◆ TASK BRIEF ◆
Line by line, repeat the data below exactly, beginning at the first line and ending at the line with "const categories = ['Control','AR','AR+NC". Omit pictures.

◆ COLLECTED DATA ◆

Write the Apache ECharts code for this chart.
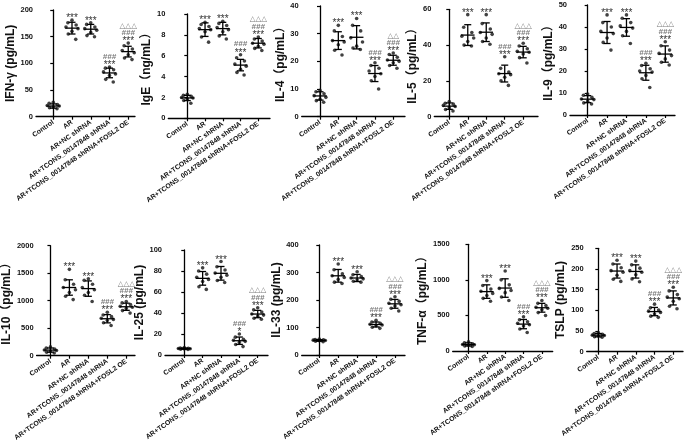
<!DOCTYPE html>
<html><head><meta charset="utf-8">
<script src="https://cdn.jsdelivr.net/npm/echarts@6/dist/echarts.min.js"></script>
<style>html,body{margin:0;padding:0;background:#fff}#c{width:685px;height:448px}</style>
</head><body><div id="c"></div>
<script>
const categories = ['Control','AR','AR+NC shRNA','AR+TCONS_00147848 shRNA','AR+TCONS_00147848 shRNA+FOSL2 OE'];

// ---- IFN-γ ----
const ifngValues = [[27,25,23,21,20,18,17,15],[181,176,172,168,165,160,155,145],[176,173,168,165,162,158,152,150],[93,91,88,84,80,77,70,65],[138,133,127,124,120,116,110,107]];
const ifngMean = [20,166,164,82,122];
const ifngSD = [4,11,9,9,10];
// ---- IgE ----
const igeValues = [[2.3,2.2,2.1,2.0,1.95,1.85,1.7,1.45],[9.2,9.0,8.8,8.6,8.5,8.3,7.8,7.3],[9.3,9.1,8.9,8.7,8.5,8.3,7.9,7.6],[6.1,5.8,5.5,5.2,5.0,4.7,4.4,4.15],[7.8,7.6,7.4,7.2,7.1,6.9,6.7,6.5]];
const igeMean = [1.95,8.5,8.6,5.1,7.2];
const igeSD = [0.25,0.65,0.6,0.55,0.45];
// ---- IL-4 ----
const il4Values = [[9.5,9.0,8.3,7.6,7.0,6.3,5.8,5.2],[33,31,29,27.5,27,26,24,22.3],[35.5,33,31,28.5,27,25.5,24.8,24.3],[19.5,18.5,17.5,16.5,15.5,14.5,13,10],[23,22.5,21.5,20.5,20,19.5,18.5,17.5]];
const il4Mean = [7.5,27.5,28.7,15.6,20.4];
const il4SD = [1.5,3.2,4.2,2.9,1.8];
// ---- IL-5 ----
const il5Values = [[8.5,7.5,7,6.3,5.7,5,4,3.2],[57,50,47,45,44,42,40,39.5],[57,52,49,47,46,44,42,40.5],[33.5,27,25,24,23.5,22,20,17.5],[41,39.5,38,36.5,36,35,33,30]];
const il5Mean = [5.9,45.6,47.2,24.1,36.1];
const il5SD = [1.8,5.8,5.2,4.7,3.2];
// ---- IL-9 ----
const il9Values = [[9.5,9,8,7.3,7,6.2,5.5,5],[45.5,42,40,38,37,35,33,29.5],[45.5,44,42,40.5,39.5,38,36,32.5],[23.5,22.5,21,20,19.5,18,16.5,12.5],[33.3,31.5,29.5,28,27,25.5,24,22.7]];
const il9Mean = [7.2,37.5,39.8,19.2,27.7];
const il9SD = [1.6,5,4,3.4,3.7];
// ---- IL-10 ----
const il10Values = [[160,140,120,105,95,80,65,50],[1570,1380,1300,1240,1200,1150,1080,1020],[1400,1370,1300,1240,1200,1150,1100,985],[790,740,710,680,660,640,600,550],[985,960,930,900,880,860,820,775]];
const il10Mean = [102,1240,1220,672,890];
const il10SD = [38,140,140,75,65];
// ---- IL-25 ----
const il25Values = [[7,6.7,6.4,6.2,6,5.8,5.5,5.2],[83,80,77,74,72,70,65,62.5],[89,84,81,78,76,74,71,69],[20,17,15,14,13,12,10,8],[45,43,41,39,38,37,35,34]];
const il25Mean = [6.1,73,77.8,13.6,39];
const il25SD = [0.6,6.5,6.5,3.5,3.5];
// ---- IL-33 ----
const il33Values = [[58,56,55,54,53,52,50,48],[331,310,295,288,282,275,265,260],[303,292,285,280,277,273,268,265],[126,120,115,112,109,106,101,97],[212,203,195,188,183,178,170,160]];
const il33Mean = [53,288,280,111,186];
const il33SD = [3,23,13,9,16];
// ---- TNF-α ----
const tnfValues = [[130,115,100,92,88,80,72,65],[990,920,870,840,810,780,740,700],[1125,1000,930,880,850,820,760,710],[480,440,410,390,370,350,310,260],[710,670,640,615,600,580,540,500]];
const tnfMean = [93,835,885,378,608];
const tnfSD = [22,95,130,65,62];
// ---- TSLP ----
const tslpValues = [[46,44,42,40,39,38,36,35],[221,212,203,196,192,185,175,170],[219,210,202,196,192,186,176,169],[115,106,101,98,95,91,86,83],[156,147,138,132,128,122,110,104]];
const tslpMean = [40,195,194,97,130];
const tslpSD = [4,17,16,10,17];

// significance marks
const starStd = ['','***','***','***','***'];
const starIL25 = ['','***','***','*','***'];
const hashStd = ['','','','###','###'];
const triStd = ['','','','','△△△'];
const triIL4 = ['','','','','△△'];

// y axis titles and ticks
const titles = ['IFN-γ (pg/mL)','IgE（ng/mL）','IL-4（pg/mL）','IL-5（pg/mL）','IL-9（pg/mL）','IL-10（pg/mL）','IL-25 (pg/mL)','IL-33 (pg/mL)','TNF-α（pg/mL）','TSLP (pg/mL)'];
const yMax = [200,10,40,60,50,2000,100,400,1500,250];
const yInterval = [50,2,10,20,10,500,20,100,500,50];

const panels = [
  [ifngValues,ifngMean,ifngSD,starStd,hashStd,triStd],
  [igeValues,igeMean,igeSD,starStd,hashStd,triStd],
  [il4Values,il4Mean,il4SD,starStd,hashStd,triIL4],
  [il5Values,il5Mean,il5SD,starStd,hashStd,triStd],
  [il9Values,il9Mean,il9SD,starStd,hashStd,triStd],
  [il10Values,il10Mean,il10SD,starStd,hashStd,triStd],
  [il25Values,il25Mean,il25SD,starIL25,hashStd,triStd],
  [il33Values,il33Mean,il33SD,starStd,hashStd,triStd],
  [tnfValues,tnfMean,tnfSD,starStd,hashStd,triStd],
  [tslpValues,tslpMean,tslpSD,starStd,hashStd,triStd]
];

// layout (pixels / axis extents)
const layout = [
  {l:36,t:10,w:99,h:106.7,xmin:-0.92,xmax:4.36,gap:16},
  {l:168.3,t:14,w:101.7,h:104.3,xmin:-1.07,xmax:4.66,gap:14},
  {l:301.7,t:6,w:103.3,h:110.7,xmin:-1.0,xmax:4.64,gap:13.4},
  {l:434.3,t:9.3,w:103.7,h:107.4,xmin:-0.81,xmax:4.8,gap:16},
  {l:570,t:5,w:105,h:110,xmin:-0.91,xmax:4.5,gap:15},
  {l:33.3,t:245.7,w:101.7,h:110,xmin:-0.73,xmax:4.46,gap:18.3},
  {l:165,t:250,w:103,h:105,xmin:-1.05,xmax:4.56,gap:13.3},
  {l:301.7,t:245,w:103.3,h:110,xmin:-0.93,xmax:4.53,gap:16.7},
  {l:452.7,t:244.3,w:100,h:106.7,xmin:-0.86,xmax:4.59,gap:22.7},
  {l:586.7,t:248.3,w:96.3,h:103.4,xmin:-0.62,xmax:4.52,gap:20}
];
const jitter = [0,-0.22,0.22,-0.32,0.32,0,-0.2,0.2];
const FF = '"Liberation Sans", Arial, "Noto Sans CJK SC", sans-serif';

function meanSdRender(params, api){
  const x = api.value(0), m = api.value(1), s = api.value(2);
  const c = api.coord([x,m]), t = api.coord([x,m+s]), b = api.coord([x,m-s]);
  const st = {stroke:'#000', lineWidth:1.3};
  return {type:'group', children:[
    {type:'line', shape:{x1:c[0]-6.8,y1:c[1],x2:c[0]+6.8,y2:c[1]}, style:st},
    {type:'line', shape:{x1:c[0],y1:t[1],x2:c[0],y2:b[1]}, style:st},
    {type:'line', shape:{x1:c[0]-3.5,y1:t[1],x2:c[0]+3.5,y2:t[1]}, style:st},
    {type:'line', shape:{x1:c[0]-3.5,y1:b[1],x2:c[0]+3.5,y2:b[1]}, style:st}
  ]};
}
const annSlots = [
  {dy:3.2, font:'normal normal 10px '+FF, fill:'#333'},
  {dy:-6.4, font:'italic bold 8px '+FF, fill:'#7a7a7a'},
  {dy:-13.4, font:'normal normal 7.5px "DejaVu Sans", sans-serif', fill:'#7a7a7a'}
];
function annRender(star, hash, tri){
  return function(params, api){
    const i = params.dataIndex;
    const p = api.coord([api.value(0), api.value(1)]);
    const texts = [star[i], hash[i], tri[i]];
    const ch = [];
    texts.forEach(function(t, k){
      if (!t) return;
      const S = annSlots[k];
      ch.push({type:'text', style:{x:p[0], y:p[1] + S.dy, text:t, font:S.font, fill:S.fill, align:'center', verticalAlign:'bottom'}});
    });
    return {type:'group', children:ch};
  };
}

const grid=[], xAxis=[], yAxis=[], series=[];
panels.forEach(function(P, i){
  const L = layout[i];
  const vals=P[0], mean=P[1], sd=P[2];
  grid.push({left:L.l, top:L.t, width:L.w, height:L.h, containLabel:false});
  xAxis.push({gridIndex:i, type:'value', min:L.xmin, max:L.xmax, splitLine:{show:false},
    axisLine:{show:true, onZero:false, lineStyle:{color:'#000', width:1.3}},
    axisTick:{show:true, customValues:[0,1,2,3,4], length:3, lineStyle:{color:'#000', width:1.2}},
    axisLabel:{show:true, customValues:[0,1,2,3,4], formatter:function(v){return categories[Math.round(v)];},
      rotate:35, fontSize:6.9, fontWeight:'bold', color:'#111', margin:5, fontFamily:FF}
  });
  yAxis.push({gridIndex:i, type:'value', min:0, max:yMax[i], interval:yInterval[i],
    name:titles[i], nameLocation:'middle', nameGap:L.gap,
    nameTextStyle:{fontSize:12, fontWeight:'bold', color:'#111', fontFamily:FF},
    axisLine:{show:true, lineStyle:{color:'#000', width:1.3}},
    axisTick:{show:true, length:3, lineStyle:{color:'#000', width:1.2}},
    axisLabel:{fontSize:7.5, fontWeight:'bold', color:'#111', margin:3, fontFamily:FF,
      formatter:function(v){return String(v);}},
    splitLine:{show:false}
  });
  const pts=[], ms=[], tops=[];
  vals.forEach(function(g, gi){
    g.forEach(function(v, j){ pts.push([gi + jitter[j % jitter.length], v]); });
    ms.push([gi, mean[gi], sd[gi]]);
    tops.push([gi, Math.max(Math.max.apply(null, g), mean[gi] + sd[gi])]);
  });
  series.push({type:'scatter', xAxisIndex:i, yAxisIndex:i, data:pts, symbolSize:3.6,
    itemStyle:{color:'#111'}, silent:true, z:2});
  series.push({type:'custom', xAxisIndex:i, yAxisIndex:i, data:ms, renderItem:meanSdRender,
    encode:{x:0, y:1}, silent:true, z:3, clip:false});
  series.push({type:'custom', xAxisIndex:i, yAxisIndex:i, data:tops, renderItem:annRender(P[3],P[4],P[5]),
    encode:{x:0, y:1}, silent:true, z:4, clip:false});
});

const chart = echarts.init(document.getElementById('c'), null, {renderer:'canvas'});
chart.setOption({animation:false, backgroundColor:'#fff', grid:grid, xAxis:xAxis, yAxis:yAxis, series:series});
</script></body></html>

◆ CORRECT RESULT ◆
Write the Apache ECharts code for this chart.
<!DOCTYPE html>
<html><head><meta charset="utf-8">
<script src="https://cdn.jsdelivr.net/npm/echarts@6/dist/echarts.min.js"></script>
<style>html,body{margin:0;padding:0;background:#fff}#c{width:685px;height:448px}</style>
</head><body><div id="c"></div>
<script>
const categories = ['Control','AR','AR+NC shRNA','AR+TCONS_00147848 shRNA','AR+TCONS_00147848 shRNA+FOSL2 OE'];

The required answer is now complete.